Inside Look: Cook County Jail's Mental Health Dorm
(CBS) – Division Two: That's where patients with mental illness are usually housed at Cook County Jail.
And for many, the only psychiatric care they ever get is when they are incarcerated.
Sheriff Tom Dart invited CBS 2's Mike Puccinelli to get an inside look at what going on at the jail.
It's never been seen on TV before, Dorm 2 in Cook County Jail's Division 2. It's where most of the jail's mentally ill inmates are housed. Inmates like Stephan Brandon, who's in for stealing liquor.
"When I get too anxious, I drink liquor to take the edge off," he says.
And he gets anxious when he's not on his medication to treat bi-polar disorder. But staying on his meds can be difficult, because Brandon is homeless.
"Sometimes people steal my medication because it's a controlled substance," he says.
So, Brandon self-medicates by drinking. And if he can't afford the alcohol he steals it.
Alex Hawkins McFarland says he also had to resort to theft.
"This incarceration was a result of me not being able to get my medication," he says.
For many mentally ill inmates, being in jail is the only time they get regular treatment and their medications.
But the need is tremendous. Just ask Kimberlie Kuehne, who meets with inmates as they're checked in.
"Seventy percent of the women I met with today were mentally ill," she says.
Sheriff Dart says up to 35 percent of the inmates are suffering from some form of mental illness.
He now calls his jail one of the country's largest mental-health facilities.

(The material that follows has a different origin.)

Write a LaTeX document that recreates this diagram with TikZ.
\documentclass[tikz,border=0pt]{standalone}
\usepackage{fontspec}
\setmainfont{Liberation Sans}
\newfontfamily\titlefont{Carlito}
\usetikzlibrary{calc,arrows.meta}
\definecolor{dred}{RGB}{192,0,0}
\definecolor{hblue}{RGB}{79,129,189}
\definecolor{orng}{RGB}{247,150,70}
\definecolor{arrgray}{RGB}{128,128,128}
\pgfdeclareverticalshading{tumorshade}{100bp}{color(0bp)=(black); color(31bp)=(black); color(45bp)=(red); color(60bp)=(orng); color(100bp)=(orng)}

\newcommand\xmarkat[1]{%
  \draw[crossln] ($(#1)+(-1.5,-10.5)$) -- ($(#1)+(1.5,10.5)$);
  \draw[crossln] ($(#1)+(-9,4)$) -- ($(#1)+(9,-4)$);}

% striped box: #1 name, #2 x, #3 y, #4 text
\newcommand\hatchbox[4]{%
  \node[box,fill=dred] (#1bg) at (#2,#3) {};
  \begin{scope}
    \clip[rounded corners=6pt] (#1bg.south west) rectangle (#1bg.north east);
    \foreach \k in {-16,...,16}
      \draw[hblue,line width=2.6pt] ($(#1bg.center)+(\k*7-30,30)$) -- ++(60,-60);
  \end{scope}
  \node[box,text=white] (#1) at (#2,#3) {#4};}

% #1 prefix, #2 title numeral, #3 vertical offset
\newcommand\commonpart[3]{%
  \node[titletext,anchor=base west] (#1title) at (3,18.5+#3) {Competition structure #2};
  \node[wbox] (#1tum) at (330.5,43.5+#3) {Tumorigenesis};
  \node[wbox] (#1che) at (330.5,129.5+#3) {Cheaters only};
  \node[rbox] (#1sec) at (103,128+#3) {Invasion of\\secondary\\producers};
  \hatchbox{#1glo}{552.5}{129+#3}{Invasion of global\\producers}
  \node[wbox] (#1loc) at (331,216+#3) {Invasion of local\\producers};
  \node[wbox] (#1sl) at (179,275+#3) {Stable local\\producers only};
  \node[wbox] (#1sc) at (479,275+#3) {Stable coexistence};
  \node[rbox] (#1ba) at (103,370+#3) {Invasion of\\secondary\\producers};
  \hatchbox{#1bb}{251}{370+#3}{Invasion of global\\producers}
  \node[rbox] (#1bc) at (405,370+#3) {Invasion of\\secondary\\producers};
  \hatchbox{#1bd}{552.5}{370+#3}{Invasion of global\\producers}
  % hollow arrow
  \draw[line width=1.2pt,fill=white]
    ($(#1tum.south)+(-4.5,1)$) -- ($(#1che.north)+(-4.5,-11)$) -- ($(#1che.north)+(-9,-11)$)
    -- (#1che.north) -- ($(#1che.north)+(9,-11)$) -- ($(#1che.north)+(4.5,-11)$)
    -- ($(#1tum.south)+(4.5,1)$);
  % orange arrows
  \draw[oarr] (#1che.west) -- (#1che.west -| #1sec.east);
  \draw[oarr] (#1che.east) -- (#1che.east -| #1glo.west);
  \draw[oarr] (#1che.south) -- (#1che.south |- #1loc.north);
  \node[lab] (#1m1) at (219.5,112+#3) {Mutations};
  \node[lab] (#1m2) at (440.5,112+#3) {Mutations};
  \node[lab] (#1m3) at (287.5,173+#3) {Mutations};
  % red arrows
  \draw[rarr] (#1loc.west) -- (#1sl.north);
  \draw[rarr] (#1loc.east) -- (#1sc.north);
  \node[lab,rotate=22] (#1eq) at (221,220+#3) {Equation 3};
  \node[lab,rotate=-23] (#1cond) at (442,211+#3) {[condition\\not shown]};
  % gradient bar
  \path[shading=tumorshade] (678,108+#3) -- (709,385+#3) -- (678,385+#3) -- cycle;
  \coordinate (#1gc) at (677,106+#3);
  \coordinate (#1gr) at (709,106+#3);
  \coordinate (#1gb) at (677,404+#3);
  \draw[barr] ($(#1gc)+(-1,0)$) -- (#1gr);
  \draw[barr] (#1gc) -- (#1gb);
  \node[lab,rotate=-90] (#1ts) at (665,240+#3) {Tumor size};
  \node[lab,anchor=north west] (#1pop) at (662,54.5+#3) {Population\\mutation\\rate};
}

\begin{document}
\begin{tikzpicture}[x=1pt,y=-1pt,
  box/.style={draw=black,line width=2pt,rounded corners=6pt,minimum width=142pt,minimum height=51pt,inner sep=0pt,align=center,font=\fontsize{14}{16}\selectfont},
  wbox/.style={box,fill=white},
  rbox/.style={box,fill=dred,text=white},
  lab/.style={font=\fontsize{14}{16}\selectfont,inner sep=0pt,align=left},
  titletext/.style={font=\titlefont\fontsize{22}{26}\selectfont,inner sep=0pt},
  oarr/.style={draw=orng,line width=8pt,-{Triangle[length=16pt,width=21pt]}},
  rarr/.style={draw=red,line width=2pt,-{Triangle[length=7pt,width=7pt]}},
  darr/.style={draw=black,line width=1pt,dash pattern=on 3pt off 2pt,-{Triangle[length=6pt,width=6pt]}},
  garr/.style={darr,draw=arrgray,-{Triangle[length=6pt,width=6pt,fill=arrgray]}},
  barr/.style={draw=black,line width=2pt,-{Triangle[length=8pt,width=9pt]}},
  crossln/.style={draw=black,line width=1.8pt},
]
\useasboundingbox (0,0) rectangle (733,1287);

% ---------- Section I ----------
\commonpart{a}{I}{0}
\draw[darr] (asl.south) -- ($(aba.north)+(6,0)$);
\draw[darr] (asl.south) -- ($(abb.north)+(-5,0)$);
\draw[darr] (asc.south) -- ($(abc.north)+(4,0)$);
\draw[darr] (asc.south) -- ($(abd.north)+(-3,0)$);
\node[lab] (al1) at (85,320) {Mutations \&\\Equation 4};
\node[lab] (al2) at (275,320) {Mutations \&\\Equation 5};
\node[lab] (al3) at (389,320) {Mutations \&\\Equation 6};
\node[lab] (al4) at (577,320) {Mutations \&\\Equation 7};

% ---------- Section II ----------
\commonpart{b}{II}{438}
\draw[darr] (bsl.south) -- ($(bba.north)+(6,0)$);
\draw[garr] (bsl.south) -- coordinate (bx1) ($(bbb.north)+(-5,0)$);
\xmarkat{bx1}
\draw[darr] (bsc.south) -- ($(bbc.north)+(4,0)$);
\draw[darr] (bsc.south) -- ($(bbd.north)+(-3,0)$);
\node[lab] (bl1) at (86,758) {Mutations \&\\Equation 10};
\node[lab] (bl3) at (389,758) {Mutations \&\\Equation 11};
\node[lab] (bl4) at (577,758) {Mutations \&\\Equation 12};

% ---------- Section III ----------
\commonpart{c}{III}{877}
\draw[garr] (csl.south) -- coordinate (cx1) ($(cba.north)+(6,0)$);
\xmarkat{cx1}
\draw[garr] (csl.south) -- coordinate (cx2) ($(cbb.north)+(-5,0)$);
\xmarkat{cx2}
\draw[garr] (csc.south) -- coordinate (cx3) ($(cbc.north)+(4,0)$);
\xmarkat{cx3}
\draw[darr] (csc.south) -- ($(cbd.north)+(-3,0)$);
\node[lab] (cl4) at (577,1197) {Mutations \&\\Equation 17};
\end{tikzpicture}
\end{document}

"We're the ones that get to send them back out in the streets with no hope of anywhere to stay, no hope of any type of active care about their medication, nothing," he says.
It worries Brandon, too, because he fears what will happen when he returns to his home on the streets.
"I'm high-functioning. But when I don't take my medication I'm a mess," he says.
Treating these patients in the jail easily cost $150 a day. Dart says having more facilities for in-patient and community care would be cheaper and more effective.
Funding for mental health services has dropped over the last five years, but plans are in the works for the state to spend $25 million more in this fiscal year.